I'm still not sure which direction to head w.r.t. endpoints (Thread, Zigbee, etc).  $50 per endpoint looks to be about the average.  I don't want to make a bad investment and I would like to select a future-proof platform (as much as possible).
 
ecborgoyn said:
... I don't want to make a bad investment and I would like to select a future-proof platform (as much as possible).
Everybody's in that boat!  At the moment, Z-Wave is the clear winner, not because it's a superior technology but because it has the backing of many companies (large and small).
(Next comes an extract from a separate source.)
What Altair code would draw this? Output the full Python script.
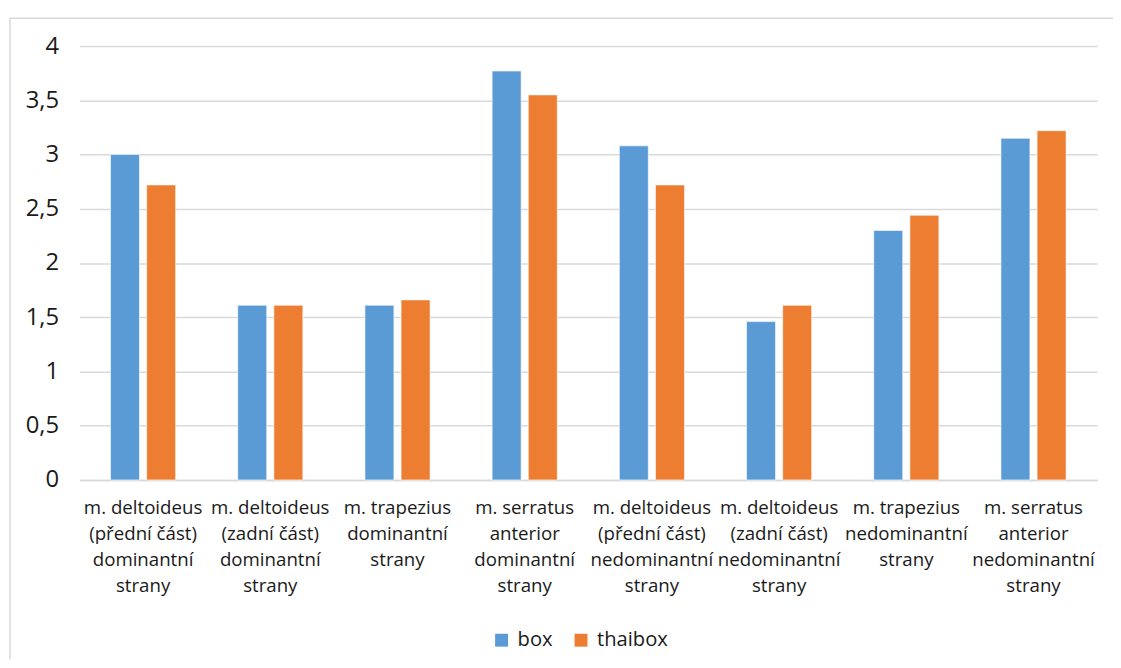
import altair as alt
import pandas as pd

categories = [
    "m. deltoideus|(přední část)|dominantní|strany",
    "m. deltoideus|(zadní část)|dominantní|strany",
    "m. trapezius|dominantní|strany",
    "m. serratus|anterior|dominantní|strany",
    "m. deltoideus|(přední část)|nedominantní|strany",
    "m. deltoideus|(zadní část)|nedominantní|strany",
    "m. trapezius|nedominantní|strany",
    "m. serratus|anterior|nedominantní|strany",
]
series = ["box", "thaibox"]
box_values = [3.0, 1.61, 1.61, 3.77, 3.08, 1.46, 2.30, 3.15]
thaibox_values = [2.72, 1.61, 1.66, 3.55, 2.72, 1.61, 2.44, 3.22]
y_ticks = [0, 0.5, 1, 1.5, 2, 2.5, 3, 3.5, 4]
colors = ["#5B9BD5", "#ED7D31"]

rows = []
for c, b, t in zip(categories, box_values, thaibox_values):
    rows.append({"cat": c, "series": "box", "value": b})
    rows.append({"cat": c, "series": "thaibox", "value": t})
df = pd.DataFrame(rows)

W, H = 1025, 437
FONT = "Open Sans"

border = alt.Chart(pd.DataFrame({"a": [0]})).mark_rect(
    fill=None, stroke="#D9D9D9", strokeWidth=1.5
).encode(
    x=alt.value(-70), x2=alt.value(W + 60), y=alt.value(-28), y2=alt.value(H + 220)
)

bars = alt.Chart(df).mark_bar(stroke="white", strokeWidth=0.6).encode(
    x=alt.X("cat:N", sort=categories, title=None,
            scale=alt.Scale(paddingInner=0, paddingOuter=0),
            axis=alt.Axis(labelAngle=0, labelExpr="split(datum.label, '|')",
                          labelFont=FONT, labelFontSize=18.8, labelColor="#1a1a1a",
                          labelLineHeight=26, labelPadding=19, labelLimit=200,
                          ticks=False, domain=True, domainColor="#D9D9D9",
                          domainWidth=1.5, grid=False, labelBaseline="top")),
    xOffset=alt.XOffset("series:N", sort=series,
                        scale=alt.Scale(paddingInner=0.198, paddingOuter=0.8585)),
    y=alt.Y("value:Q", title=None,
            scale=alt.Scale(domain=[0, 4], nice=False),
            axis=alt.Axis(values=y_ticks,
                          labelExpr="replace(format(datum.value, '~g'), '.', ',')",
                          labelFont=FONT, labelFontSize=24, labelColor="#1a1a1a",
                          labelPadding=21, ticks=False, domain=False,
                          grid=True, gridColor="#D9D9D9", gridWidth=1.5)),
    color=alt.Color("series:N", sort=series, title=None,
                    scale=alt.Scale(domain=series, range=colors),
                    legend=alt.Legend(orient="none", legendX=415, legendY=588,
                                      direction="horizontal", symbolType="square",
                                      symbolSize=169, symbolStrokeWidth=0,
                                      labelFont=FONT, labelFontSize=20.3,
                                      labelColor="#1a1a1a", labelOffset=6,
                                      columnPadding=18)),
)

chart = alt.layer(border, bars).properties(
    width=W, height=H,
    background="white",
    autosize=alt.AutoSizeParams(type="none"),
    padding={"left": 72, "top": 36, "right": 16, "bottom": 178},
).configure_view(stroke=None)

chart.save("out.html", embed_options={"renderer": "svg", "actions": False})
It takes a substantial investment to bring a product to market and Z-Wave's industry adoption level suggests that the technology should have a decent shelf life.
 
I went with Lutron's Radio RA2 lighting for just these reasons.  Sure, it's proprietary.  Yes, it's expensive.  But it works, every-damned-time, no nonsense.
 
I've got a smattering of other z-wave and zigbee devices but NONE are in situations where THEY MUST WORK WITH NO COMPROMISES.  I had enough of that crap back in the X10 days to know better than to try and inflict that nonsense on my wife/family/guests ever again.
 
I concur the zigbee has better long-term potential.  But with Hue's moves last year it really seemed to cripple/stall movement for zigbee in the residential market.  Z-wave is a mish-mash, to be sure, but there's a lot of movement with it, from a lot of different vendors.  That's getting it a lot of traction.
 
I am still on the fence relating to both Zigbee and Z-Wave as a primary transport for lighting automation. 
 
Relating to automation  / security doo whats I prefer wired over wireless (with batteries).  Note this my personal preference.
 
I do see both ZWave and Zigbee working fine today 100% of the time with my little test Zigbee and Z-Wave networks.
 
I also see that on the commercial side of things that Zigbee is a primary choice today. 
 
As to one technology being better than another; I will not comment on that.
 
That said all of my lighting today is controlled by UPB / Powerline and I am a happy camper as it works fine for me.
 
Old X10 today (which I still utilize) has been working just fine for me using Jeff's stuff over at JV Digital Engineering.